## Exercise
Take every line from the first down to the line with "9.855, 9.893, 10];" and set it down exactly, without the pictures.

## Stored data
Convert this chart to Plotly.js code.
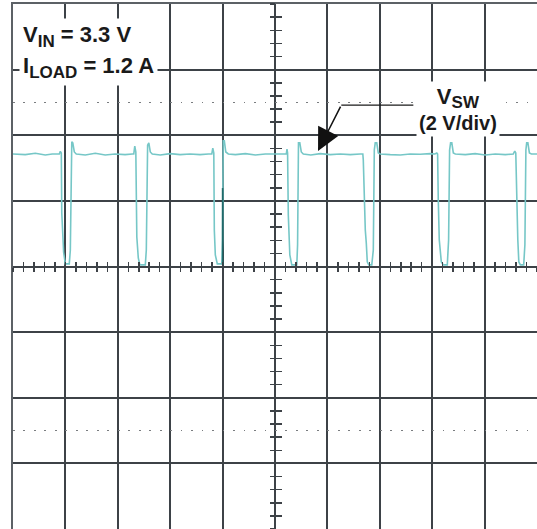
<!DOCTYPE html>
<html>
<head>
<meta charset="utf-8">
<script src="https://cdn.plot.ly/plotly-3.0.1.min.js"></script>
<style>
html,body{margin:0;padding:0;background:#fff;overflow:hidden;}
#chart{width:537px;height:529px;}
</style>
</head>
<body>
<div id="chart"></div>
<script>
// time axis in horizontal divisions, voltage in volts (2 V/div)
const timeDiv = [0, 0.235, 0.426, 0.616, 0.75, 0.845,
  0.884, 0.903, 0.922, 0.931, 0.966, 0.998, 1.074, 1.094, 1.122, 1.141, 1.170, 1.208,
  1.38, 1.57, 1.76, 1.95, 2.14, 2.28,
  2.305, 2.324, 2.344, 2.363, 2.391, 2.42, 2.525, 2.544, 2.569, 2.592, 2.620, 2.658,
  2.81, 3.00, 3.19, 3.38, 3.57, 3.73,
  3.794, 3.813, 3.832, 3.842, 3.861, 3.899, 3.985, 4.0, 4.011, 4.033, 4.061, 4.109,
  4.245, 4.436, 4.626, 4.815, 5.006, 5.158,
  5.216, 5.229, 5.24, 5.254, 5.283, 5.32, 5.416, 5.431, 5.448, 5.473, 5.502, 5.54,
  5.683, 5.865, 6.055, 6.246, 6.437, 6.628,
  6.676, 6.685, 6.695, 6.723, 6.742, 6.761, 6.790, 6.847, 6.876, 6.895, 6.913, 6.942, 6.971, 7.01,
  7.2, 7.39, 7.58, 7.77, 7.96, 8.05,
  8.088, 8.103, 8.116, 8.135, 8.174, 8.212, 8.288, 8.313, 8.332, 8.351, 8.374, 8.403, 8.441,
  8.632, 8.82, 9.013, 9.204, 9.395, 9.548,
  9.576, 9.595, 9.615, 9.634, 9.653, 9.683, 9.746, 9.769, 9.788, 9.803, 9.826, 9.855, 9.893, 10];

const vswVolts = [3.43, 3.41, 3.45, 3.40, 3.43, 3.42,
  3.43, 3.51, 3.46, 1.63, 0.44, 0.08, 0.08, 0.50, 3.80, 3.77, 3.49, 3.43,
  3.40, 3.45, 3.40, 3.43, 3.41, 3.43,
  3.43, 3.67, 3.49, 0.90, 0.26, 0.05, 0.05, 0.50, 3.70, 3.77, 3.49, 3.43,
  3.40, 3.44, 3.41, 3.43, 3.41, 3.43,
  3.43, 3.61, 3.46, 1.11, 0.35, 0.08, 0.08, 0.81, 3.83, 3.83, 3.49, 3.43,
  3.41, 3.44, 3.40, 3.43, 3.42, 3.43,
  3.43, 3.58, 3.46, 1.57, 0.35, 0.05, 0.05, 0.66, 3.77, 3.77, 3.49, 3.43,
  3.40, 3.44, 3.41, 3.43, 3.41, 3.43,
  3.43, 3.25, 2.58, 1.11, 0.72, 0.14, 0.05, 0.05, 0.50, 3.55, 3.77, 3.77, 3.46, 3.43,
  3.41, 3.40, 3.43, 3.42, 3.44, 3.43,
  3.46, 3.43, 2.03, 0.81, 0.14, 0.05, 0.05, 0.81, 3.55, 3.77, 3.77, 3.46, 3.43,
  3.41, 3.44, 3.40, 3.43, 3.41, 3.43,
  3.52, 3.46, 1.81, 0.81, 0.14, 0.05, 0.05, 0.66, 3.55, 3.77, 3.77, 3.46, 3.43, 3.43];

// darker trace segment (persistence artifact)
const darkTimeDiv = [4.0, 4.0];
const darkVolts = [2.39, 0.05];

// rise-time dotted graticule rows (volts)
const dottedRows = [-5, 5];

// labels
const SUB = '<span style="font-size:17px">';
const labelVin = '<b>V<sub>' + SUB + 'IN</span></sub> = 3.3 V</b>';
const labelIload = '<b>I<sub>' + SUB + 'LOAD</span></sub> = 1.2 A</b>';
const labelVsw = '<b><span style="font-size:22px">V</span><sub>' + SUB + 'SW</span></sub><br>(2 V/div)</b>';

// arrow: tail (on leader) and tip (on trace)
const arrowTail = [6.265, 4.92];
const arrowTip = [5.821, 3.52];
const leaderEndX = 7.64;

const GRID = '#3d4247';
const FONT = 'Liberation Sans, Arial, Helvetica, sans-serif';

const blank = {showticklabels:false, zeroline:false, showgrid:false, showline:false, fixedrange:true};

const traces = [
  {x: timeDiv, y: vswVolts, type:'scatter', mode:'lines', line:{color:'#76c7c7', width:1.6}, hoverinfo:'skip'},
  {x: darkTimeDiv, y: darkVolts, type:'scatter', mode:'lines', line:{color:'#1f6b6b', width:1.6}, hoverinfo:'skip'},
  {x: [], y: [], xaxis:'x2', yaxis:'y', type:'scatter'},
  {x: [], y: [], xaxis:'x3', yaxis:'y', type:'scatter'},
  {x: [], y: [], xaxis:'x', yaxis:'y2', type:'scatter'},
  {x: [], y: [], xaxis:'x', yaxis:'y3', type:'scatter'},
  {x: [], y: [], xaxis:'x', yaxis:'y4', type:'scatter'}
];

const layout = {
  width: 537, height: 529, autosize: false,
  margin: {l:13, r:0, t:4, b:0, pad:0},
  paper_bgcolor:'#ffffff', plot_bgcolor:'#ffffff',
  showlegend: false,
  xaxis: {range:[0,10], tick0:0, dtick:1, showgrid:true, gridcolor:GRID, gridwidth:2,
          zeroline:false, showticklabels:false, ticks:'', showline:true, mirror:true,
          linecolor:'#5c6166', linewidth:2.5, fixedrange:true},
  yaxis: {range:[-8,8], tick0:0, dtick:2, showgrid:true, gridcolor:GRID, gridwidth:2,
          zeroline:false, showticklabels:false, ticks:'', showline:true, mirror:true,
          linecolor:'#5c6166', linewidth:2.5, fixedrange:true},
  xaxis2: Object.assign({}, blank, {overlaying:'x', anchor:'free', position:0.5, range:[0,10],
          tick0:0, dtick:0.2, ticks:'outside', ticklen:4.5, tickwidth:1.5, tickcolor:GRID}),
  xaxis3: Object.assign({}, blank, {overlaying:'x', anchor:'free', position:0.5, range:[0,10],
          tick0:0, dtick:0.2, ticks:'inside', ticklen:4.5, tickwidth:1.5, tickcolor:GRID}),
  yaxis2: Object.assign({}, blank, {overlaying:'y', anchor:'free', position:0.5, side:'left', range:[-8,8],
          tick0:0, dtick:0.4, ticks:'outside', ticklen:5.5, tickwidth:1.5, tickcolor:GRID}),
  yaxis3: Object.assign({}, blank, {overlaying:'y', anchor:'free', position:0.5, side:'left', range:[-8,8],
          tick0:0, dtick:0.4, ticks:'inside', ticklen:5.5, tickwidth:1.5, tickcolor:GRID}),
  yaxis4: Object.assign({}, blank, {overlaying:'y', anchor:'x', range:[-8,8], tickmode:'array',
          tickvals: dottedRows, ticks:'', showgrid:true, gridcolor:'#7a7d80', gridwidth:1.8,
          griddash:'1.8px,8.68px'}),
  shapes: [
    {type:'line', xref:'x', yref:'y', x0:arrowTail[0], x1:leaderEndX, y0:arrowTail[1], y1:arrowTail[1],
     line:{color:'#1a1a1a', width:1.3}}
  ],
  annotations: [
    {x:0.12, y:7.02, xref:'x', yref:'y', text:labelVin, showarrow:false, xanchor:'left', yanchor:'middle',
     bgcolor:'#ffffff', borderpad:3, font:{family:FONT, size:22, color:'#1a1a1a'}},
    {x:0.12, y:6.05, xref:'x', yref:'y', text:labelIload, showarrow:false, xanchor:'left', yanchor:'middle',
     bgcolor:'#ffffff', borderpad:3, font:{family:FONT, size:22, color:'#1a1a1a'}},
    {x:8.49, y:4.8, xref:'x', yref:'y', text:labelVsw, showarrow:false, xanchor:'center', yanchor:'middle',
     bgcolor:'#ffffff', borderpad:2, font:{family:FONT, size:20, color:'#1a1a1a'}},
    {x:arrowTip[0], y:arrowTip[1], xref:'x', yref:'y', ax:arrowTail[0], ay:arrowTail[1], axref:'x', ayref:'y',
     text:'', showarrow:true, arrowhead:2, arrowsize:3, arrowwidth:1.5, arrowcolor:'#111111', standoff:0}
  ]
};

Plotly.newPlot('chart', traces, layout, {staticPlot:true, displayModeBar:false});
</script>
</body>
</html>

## Written response
Convert this chart to Plotly.js code.
<!DOCTYPE html>
<html>
<head>
<meta charset="utf-8">
<script src="https://cdn.plot.ly/plotly-3.0.1.min.js"></script>
<style>
html,body{margin:0;padding:0;background:#fff;overflow:hidden;}
#chart{width:537px;height:529px;}
</style>
</head>
<body>
<div id="chart"></div>
<script>
// time axis in horizontal divisions, voltage in volts (2 V/div)
const timeDiv = [0, 0.235, 0.426, 0.616, 0.75, 0.845,
  0.884, 0.903, 0.922, 0.931, 0.966, 0.998, 1.074, 1.094, 1.122, 1.141, 1.170, 1.208,
  1.38, 1.57, 1.76, 1.95, 2.14, 2.28,
  2.305, 2.324, 2.344, 2.363, 2.391, 2.42, 2.525, 2.544, 2.569, 2.592, 2.620, 2.658,
  2.81, 3.00, 3.19, 3.38, 3.57, 3.73,
  3.794, 3.813, 3.832, 3.842, 3.861, 3.899, 3.985, 4.0, 4.011, 4.033, 4.061, 4.109,
  4.245, 4.436, 4.626, 4.815, 5.006, 5.158,
  5.216, 5.229, 5.24, 5.254, 5.283, 5.32, 5.416, 5.431, 5.448, 5.473, 5.502, 5.54,
  5.683, 5.865, 6.055, 6.246, 6.437, 6.628,
  6.676, 6.685, 6.695, 6.723, 6.742, 6.761, 6.790, 6.847, 6.876, 6.895, 6.913, 6.942, 6.971, 7.01,
  7.2, 7.39, 7.58, 7.77, 7.96, 8.05,
  8.088, 8.103, 8.116, 8.135, 8.174, 8.212, 8.288, 8.313, 8.332, 8.351, 8.374, 8.403, 8.441,
  8.632, 8.82, 9.013, 9.204, 9.395, 9.548,
  9.576, 9.595, 9.615, 9.634, 9.653, 9.683, 9.746, 9.769, 9.788, 9.803, 9.826, 9.855, 9.893, 10];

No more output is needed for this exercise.